When Nelson Mandela died in last December, the internet abounded with news of his passing. World leaders praised the man, including the last white Prime Minister of South Africa, F.W. de Klerk.
But along with the praise came a wealth of racist diatribes against Mandela. And it was by tracking down some of these bigoted comments that I uncovered a forgotten, yet once-prominent racist who graduated from GW.
It is no secret that the University has a past deeply shaped by race. For much of its history since 1821, GW was a quintessentially southern school in a southern city.
Until the 1960s, it rarely accepted black students. While the university appears to have admitted its first Asian student in the 1860s – a student from Burma – it worked to exclude black students. After World War Two, little had changed: As a black professor at Howard who attended GW in the mid-1960s told me, at that time, “you could count the number of African-American students at GW on one, maybe two, hands.”
This is where the forgotten history of GW comes in. Robert W. Shufeldt, who graduated from medical school here in 1876, was both a well-known ornithologist and a writer of popularized racist publications. I “discovered” him, so to speak, when I came across his racist statements quoted in reader comments on news stories on Mandela. Intrigued – and horrified – I tracked these quotations back to two Shufeldt books: “The Negro: A Menace To American Civilization” (1907) and “America’s Greatest Problem: the Negro” (1915).
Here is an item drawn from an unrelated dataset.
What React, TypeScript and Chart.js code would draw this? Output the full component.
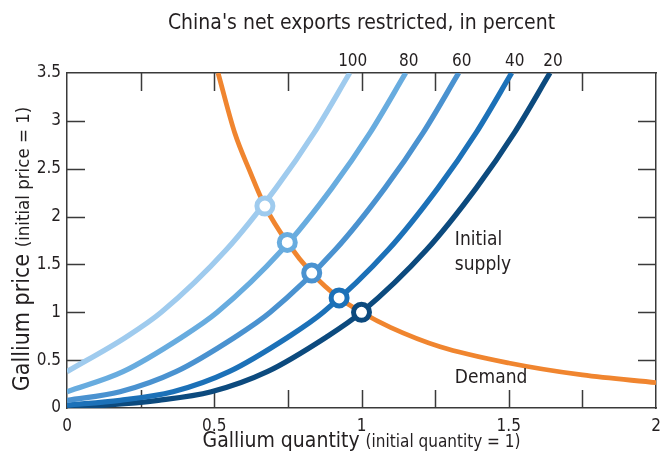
import React, { useEffect, useRef } from "react";
import { Chart, registerables } from "chart.js";

Chart.register(...registerables);

const FONT = "'Liberation Sans Narrow', 'DejaVu Sans Condensed', 'Roboto', sans-serif";
const INK = "#231f20";
const FRAME = "#3a3a3a";

// Demand curve (quantity, price)
const demandQ = [0.513, 0.57, 0.62, 0.672, 0.748, 0.831, 0.924, 1.0, 1.1, 1.267, 1.5, 1.75, 2.0];
const demandP = [3.5, 2.87, 2.48, 2.11, 1.73, 1.41, 1.15, 1.0, 0.84, 0.64, 0.47, 0.345, 0.265];

// Supply curves, one per restriction level
const supply100Q = [0, 0.2, 0.32, 0.54, 0.71, 0.84, 0.96];
const supply100P = [0.38, 0.74, 1.0, 1.65, 2.3, 2.88, 3.5];

const supply80Q = [0, 0.19, 0.39, 0.51, 0.73, 0.9, 1.03, 1.15];
const supply80P = [0.17, 0.38, 0.74, 1.0, 1.65, 2.3, 2.88, 3.5];

const supply60Q = [0, 0.18, 0.37, 0.57, 0.69, 0.91, 1.08, 1.21, 1.33];
const supply60P = [0.08, 0.17, 0.38, 0.74, 1.0, 1.65, 2.3, 2.88, 3.5];

const supply40Q = [0, 0.18, 0.36, 0.55, 0.75, 0.87, 1.09, 1.26, 1.39, 1.51];
const supply40P = [0.03, 0.08, 0.17, 0.38, 0.74, 1.0, 1.65, 2.3, 2.88, 3.5];

const supply20Q = [0, 0.13, 0.31, 0.49, 0.68, 0.88, 1.0, 1.22, 1.39, 1.52, 1.64];
const supply20P = [0.01, 0.03, 0.08, 0.17, 0.38, 0.74, 1.0, 1.65, 2.3, 2.88, 3.5];

const restrictionLabels = ["100", "80", "60", "40", "20"];
const supplyColors = ["#9fcbee", "#68acdf", "#4a92d0", "#1c71b8", "#0c4a7e"];
const demandColor = "#f0852f";

// Market equilibria where each supply curve meets demand
const equilibriumQ = [0.672, 0.748, 0.831, 0.924, 1.0];
const equilibriumP = [2.11, 1.73, 1.41, 1.15, 1.0];

const supplyQ = [supply100Q, supply80Q, supply60Q, supply40Q, supply20Q];
const supplyP = [supply100P, supply80P, supply60P, supply40P, supply20P];

const toPoints = (xs: number[], ys: number[]) => xs.map((x, i) => ({ x, y: ys[i] }));

const TICK_LEN = 18;

const innerTicks = {
  id: "innerTicks",
  beforeDatasetsDraw(chart: any) {
    const { ctx, chartArea: a, scales } = chart;
    ctx.save();
    ctx.strokeStyle = FRAME;
    ctx.lineWidth = 1.5;
    ctx.beginPath();
    for (const t of scales.x.ticks) {
      if (t.value <= scales.x.min || t.value >= scales.x.max) continue;
      const px = Math.round(scales.x.getPixelForValue(t.value)) + 0.5;
      ctx.moveTo(px, a.bottom);
      ctx.lineTo(px, a.bottom - TICK_LEN);
      ctx.moveTo(px, a.top);
      ctx.lineTo(px, a.top + TICK_LEN);
    }
    for (const t of scales.y.ticks) {
      if (t.value <= scales.y.min || t.value >= scales.y.max) continue;
      const py = Math.round(scales.y.getPixelForValue(t.value)) + 0.5;
      ctx.moveTo(a.left, py);
      ctx.lineTo(a.left + TICK_LEN, py);
      ctx.moveTo(a.right, py);
      ctx.lineTo(a.right - TICK_LEN, py);
    }
    ctx.stroke();
    ctx.restore();
  },
};

const textLayer = {
  id: "textLayer",
  afterDraw(chart: any) {
    const { ctx, chartArea: a, scales } = chart;
    const x = scales.x;
    const y = scales.y;
    ctx.save();
    ctx.fillStyle = INK;
    ctx.textBaseline = "alphabetic";

    // Axis title with a smaller parenthetical
    const drawMixed = (big: string, small: string, cx: number, cy: number, bigSize: number, smallSize: number) => {
      ctx.font = `${bigSize}px ${FONT}`;
      const w1 = ctx.measureText(big).width;
      ctx.font = `${smallSize}px ${FONT}`;
      const w2 = ctx.measureText(small).width;
      const start = cx - (w1 + w2) / 2;
      ctx.textAlign = "left";
      ctx.font = `${bigSize}px ${FONT}`;
      ctx.fillText(big, start, cy);
      ctx.font = `${smallSize}px ${FONT}`;
      ctx.fillText(small, start + w1, cy);
    };

    drawMixed("Gallium quantity ", "(initial quantity = 1)", (a.left + a.right) / 2, 447, 21, 17);

    ctx.save();
    ctx.translate(29, 249);
    ctx.rotate(-Math.PI / 2);
    drawMixed("Gallium price ", "(initial price = 1)", 0, 0, 23, 18.5);
    ctx.restore();

    ctx.textAlign = "center";
    ctx.font = `21px ${FONT}`;
    ctx.fillText("China's net exports restricted, in percent", (a.left + a.right) / 2, 29);

    ctx.font = `17px ${FONT}`;
    restrictionLabels.forEach((lab, i) => {
      const q = supplyQ[i][supplyQ[i].length - 1];
      ctx.fillText(lab, x.getPixelForValue(q) + 3, 66);
    });

    ctx.textAlign = "left";
    ctx.font = `19px ${FONT}`;
    const lx = x.getPixelForValue(1.317);
    const ly = y.getPixelForValue(1.7);
    ctx.fillText("Initial", lx, ly);
    ctx.fillText("supply", lx, ly + 25);
    ctx.fillText("Demand", lx, y.getPixelForValue(0.26));
    ctx.restore();
  },
};

export default function App() {
  const ref = useRef<HTMLCanvasElement | null>(null);

  useEffect(() => {
    document.body.style.margin = "0";
    const canvas = ref.current;
    if (!canvas) return;

    const supplySets = supplyQ.map((qs, i) => ({
      type: "line" as const,
      label: restrictionLabels[i],
      data: toPoints(qs, supplyP[i]),
      borderColor: supplyColors[i],
      borderWidth: 5.3,
      pointRadius: 0,
      cubicInterpolationMode: "monotone" as const,
      clip: 0,
    }));

    const chart = new Chart(canvas, {
      type: "line",
      data: {
        datasets: [
          {
            type: "scatter",
            label: "Equilibrium",
            data: toPoints(equilibriumQ, equilibriumP),
            showLine: false,
            pointRadius: 8,
            pointBorderWidth: 5,
            pointBackgroundColor: "#ffffff",
            pointBorderColor: supplyColors,
            clip: false,
          } as any,
          ...supplySets,
          {
            type: "line",
            label: "Demand",
            data: toPoints(demandQ, demandP),
            borderColor: demandColor,
            borderWidth: 4.8,
            pointRadius: 0,
            cubicInterpolationMode: "monotone",
            clip: 0,
          },
        ],
      },
      options: {
        responsive: false,
        maintainAspectRatio: false,
        devicePixelRatio: 1,
        animation: false,
        layout: { padding: 0, autoPadding: false },
        plugins: { legend: { display: false }, tooltip: { enabled: false } },
        scales: {
          x: {
            type: "linear",
            position: "bottom",
            min: 0,
            max: 2,
            grid: { display: false, drawTicks: false },
            border: { display: true, color: FRAME, width: 1.5 },
            ticks: {
              stepSize: 0.25,
              padding: 8,
              color: INK,
              font: { family: FONT, size: 17 },
              maxRotation: 0,
              autoSkip: false,
              callback: (v: any) => (Math.abs(v * 2 - Math.round(v * 2)) < 1e-6 ? String(v) : ""),
            },
            afterFit: (s: any) => {
              s.height = 54;
              s.paddingLeft = 0;
              s.paddingRight = 0;
            },
          },
          x2: {
            type: "linear",
            position: "top",
            min: 0,
            max: 2,
            grid: { display: false, drawTicks: false },
            border: { display: true, color: FRAME, width: 1.5 },
            ticks: { display: false, stepSize: 0.25 },
            afterFit: (s: any) => {
              s.height = 73;
              s.paddingLeft = 0;
              s.paddingRight = 0;
            },
          },
          y: {
            type: "linear",
            position: "left",
            min: 0,
            max: 3.5,
            grid: { display: false, drawTicks: false },
            border: { display: true, color: FRAME, width: 1.5 },
            ticks: {
              stepSize: 0.5,
              padding: 6,
              color: INK,
              font: { family: FONT, size: 17 },
              callback: (v: any) => String(v),
            },
            afterFit: (s: any) => {
              s.width = 67;
              s.paddingTop = 0;
              s.paddingBottom = 0;
            },
          },
          y2: {
            type: "linear",
            position: "right",
            min: 0,
            max: 3.5,
            grid: { display: false, drawTicks: false },
            border: { display: true, color: FRAME, width: 1.5 },
            ticks: { display: false, stepSize: 0.5 },
            afterFit: (s: any) => {
              s.width = 6;
              s.paddingTop = 0;
              s.paddingBottom = 0;
            },
          },
        },
      },
      plugins: [innerTicks, textLayer],
    });

    return () => chart.destroy();
  }, []);

  return (
    <canvas
      ref={ref}
      width={662}
      height={462}
      style={{ display: "block", width: 662, height: 462 }}
    />
  );
}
Thanks to the internet, the white supremacy embodied by Shufeldt that had once fallen into obscurity seems to have been resurrected. A variety of white supremacist and “Christian identity” websites contain links to or copies of his books. No wonder: Shufeldt had a fascination with lynching. In “The Negro Menace,” he stated that “the negro has no morals” and was “a lazy, ignorant, criminal race.” He abhorred what he called “hybridization” between the races and argued that there was only one remedy for the “Negro problem:” complete deportation to avoid a “race war.”
Shufeldt’s legacy seems to be two-fold. Department of Vertebrate Zoology at the Smithsonian Institution, apparently oblivious to his views on race, has him listed on its “hall of fame.” Contemporary racists today, however, focus on his books on race. To members of the University community, Shufeldt’s agitation for race separation should remind us of this University’s broader historical legacy on race.
As we move forward to the 200th anniversary of the founding of this University in 2021, the least we can do is learn more about the segregated past of this institution and make commitments to being inclusive.
As a start, why not rename the Marvin Center, named after a segregationist president of this University?